▸ **YOUR TASK**: Starting at the line that contains "Output the Python" and stopping at the line that contains "from matplotlib.lines import Line2D", transcribe every line of the material below exactly; pictures stay out.

▸ **Source code of charts**:
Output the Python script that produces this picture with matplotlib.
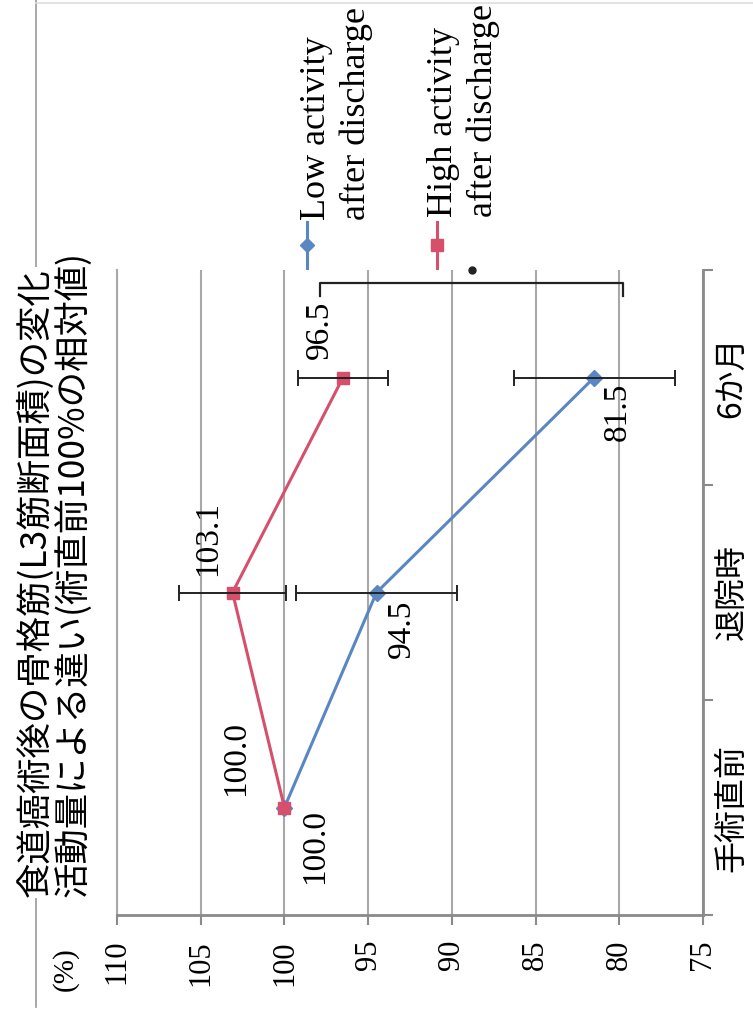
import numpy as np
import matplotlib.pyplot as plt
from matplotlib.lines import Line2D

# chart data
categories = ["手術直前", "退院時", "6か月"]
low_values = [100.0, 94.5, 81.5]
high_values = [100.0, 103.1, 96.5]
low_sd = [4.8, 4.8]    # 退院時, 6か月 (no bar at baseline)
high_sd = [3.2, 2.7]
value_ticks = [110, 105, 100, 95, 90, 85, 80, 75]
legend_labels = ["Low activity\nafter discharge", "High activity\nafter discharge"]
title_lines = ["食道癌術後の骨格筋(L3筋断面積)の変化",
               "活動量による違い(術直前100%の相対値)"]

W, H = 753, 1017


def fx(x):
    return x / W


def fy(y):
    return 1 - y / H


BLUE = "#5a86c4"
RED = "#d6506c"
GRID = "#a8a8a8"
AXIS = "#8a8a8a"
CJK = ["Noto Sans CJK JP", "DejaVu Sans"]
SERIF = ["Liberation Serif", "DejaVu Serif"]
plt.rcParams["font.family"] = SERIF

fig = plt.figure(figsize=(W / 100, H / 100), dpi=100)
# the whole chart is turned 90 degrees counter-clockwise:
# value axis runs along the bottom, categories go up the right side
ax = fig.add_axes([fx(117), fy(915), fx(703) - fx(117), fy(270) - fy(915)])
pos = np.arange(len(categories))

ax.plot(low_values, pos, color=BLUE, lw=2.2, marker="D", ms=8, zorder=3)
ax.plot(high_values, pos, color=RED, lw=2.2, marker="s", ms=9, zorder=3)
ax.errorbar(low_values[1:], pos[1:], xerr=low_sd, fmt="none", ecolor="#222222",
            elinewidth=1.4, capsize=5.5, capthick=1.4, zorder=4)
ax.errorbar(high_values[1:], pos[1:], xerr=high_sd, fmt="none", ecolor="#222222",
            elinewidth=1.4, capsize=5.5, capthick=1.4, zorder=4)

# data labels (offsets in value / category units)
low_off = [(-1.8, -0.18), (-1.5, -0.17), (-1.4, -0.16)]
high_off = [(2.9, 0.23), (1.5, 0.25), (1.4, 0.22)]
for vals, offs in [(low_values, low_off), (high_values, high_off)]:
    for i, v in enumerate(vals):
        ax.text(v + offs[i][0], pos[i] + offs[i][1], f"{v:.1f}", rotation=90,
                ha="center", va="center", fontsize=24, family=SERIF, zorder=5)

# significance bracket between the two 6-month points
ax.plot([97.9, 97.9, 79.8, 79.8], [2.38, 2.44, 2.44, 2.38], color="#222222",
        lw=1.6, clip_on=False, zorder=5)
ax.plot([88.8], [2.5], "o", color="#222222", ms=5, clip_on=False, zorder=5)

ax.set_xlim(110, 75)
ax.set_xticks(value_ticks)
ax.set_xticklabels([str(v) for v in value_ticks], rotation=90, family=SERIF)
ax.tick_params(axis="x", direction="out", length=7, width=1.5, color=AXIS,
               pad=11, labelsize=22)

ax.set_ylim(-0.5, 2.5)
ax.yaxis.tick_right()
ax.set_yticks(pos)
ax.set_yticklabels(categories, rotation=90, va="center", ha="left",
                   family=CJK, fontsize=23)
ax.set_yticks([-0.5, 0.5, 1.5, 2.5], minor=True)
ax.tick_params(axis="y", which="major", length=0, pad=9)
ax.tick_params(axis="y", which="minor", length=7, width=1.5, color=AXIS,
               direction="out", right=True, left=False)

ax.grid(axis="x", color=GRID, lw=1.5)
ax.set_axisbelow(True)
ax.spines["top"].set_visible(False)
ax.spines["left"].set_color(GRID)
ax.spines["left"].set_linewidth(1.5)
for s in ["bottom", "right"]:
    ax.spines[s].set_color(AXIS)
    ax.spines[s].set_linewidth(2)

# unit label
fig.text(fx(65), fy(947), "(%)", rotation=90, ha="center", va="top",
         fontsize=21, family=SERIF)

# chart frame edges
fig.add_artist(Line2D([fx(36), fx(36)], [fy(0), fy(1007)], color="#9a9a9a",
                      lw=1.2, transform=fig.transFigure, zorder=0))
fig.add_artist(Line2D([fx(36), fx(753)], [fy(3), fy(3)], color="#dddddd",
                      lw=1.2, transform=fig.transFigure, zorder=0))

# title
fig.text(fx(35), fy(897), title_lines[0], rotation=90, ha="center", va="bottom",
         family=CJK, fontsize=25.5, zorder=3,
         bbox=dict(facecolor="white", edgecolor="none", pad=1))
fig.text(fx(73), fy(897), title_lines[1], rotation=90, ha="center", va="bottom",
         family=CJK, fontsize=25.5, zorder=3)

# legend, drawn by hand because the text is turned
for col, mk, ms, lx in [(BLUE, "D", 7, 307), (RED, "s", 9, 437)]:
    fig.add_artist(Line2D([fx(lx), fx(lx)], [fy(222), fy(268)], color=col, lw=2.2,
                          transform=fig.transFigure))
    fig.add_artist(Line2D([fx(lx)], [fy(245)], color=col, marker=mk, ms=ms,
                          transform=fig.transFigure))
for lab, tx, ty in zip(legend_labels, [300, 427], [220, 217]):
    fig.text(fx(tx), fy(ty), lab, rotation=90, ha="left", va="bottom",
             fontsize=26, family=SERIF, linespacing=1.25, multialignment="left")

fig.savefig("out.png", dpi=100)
==
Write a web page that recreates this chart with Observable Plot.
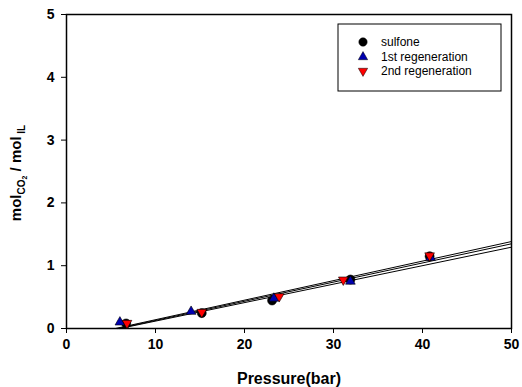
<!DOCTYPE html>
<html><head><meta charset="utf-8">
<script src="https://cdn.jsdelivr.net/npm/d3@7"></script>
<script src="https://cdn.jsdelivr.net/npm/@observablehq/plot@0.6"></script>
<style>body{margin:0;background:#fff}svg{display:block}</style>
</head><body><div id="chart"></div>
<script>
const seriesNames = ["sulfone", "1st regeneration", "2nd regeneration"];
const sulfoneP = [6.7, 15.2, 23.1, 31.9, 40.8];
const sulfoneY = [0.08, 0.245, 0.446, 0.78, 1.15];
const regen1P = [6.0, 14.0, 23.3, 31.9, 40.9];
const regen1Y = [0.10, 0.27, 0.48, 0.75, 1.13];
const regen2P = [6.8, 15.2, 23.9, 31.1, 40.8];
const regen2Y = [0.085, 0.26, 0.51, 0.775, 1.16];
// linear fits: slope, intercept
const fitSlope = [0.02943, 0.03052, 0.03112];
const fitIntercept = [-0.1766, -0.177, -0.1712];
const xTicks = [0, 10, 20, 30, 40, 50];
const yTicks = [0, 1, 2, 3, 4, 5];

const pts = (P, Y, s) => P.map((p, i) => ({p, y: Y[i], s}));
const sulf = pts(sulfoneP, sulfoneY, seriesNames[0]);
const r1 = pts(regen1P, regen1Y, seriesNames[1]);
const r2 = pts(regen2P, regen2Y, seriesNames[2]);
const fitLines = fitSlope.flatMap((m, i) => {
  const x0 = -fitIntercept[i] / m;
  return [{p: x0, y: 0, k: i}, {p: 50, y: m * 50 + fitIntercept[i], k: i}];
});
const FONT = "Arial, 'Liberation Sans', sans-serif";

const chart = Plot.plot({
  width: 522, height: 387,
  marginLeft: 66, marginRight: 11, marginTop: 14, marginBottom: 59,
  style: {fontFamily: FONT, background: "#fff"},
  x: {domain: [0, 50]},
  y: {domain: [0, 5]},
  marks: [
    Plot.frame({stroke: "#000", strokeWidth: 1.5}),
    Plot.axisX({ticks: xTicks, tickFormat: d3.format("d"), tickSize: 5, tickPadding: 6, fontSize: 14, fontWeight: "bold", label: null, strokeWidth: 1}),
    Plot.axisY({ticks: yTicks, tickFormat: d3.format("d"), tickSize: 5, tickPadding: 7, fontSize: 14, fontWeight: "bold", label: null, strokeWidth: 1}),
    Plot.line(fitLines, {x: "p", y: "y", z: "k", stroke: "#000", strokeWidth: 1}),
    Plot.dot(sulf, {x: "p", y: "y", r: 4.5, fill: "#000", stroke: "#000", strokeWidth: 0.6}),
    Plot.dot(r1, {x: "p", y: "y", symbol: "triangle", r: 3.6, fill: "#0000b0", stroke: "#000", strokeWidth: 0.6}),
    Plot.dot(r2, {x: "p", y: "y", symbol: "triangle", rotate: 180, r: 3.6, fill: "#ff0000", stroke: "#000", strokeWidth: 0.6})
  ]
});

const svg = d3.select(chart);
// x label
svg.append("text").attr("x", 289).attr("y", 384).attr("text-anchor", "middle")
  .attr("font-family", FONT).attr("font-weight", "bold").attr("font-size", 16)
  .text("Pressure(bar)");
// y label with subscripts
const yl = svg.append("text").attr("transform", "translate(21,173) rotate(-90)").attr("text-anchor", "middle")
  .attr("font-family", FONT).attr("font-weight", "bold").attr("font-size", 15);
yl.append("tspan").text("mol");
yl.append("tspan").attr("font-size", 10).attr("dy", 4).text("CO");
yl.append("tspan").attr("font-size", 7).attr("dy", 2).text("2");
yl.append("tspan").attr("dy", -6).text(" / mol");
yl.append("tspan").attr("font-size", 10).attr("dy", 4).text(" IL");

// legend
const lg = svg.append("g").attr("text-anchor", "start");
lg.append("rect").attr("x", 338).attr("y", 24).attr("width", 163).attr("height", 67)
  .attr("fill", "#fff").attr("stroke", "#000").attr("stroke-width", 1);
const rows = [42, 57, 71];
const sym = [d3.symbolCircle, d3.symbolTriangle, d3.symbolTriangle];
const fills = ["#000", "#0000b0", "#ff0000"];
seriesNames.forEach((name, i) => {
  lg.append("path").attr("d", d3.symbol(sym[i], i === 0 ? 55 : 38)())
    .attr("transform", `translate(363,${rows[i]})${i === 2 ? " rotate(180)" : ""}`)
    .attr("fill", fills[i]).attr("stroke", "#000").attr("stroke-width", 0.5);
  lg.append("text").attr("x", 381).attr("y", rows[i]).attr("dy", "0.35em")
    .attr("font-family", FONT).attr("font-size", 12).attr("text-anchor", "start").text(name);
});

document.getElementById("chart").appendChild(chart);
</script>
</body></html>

▸ **TASK RESPONSE**:
Output the Python script that produces this picture with matplotlib.
import numpy as np
import matplotlib.pyplot as plt
from matplotlib.lines import Line2D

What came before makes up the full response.